Ils m’ont forcé à répondre à ma mère au téléphone car elle appelait tous les jours, alors que je leur avais expliqué ma situation familiale et que je ne voulais pas lui parler. Une fois de plus, ils n’ont pas respecté mon choix.
Suite à ma sortie de l’hôpital, j’ai accepté le suivi proposé par l’équipe psychiatrique, afin de me sentir rassurée et épaulée tout en précisant bien que je ne prendrai jamais leurs médicaments. J’avais seulement besoin d’un suivi psychologique et d’un soutien après l’épreuve que je venais de traverser. Seulement lorsque que j’étais en entretien, elles étaient deux face à moi et m’écoutaient à peine. Très rapidement elles me proposaient de prendre un traitement et insistaient. Je suis allée plusieurs fois aux rendez-vous mais cela se passait toujours de la même manière. Mon « NON » concernant le traitement, n’était pas pris en compte. La seule chose qui les intéressait était de me faire prendre leurs médocs.

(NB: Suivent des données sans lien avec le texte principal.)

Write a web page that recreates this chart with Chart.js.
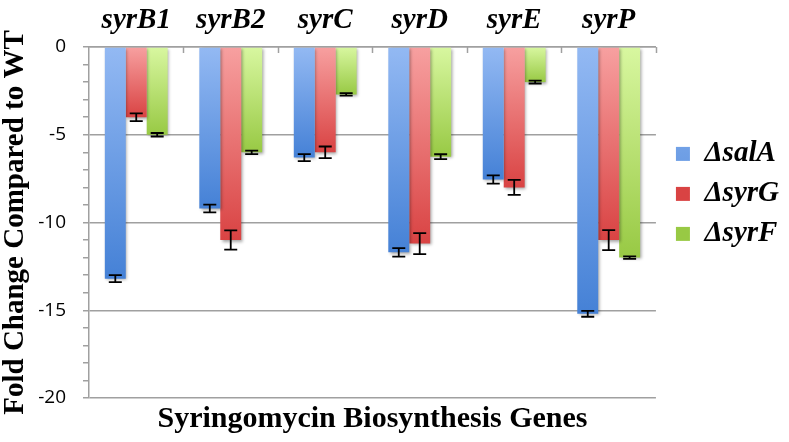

Cela me fatiguait beaucoup de faire les déplacements et d’avoir encore besoin de me justifier auprès d’eux, comme si je n’étais pas capable de savoir ce qui était bon pour moi. C’est très infantilisant et déroutant.
J’ai dû me protéger, je ne pouvais pas me montrer vulnérable sans que l’on me colle une étiquette de malade. Je ne pouvais pas être « humaine », vivre des émotions sans que l’on me préconise d’avaler un traitement. Cela m’a énormément impactée et fait du mal. Depuis je fais difficilement confiance aux médecins.
Après avoir constaté que cela me fatiguait plus que cela me faisait du bien, j’ai donc décidé d’arrêter de les voir. Il a fallu beaucoup de temps, et d’aplomb de ma part pour qu’ils décident d’arrêter de m’appeler. J’avais des appels plusieurs fois par jour. Ils m’ont vraiment harcelée pendant plusieurs semaines et mois. J’ai dû me montrer intransigeante et dure, chose que je n’aime pas faire, pour être enfin écoutée, comprise et entendue.
Aujourd’hui je n’ai pas de traitement, je vis très bien. J’ai emménagé proche de la nature et me suis rapprochée de personnes éveillées. Je n’ai plus aucun contact avec cet hôpital.
Je souhaiterais ne plus avoir à penser à eux et ne plus avoir la crainte d’y retourner. J’aimerais me libérer de la souffrance créée par leurs médisances, leurs négligences et leurs présages à mon égard, car pour mieux me « vendre » leurs médicaments, ils m’ont prédit une rechute deux ans après. Depuis j’ai peur que cela se reproduise. Les deux ans ne se sont pas encore écoulés mais depuis, j’ai peur de revivre ça. Ils m’ont fait perdre confiance en moi et ont tenté de me rendre dépendant d’eux.
J’ai pris le temps de partager mon ressenti et ma vision, d’une part pour me soulager et d’autre part pour aider ceux qui pourraient avoir été dans le même cas que moi. Je souhaite aussi que les choses s’améliorent et que la maltraitance s’arrête. Je suis fière d’avoir pu écrire ces lignes et je vous remercie de m’avoir lu. Merci à l’association CCDH de m’en avoir donné l’opportunité.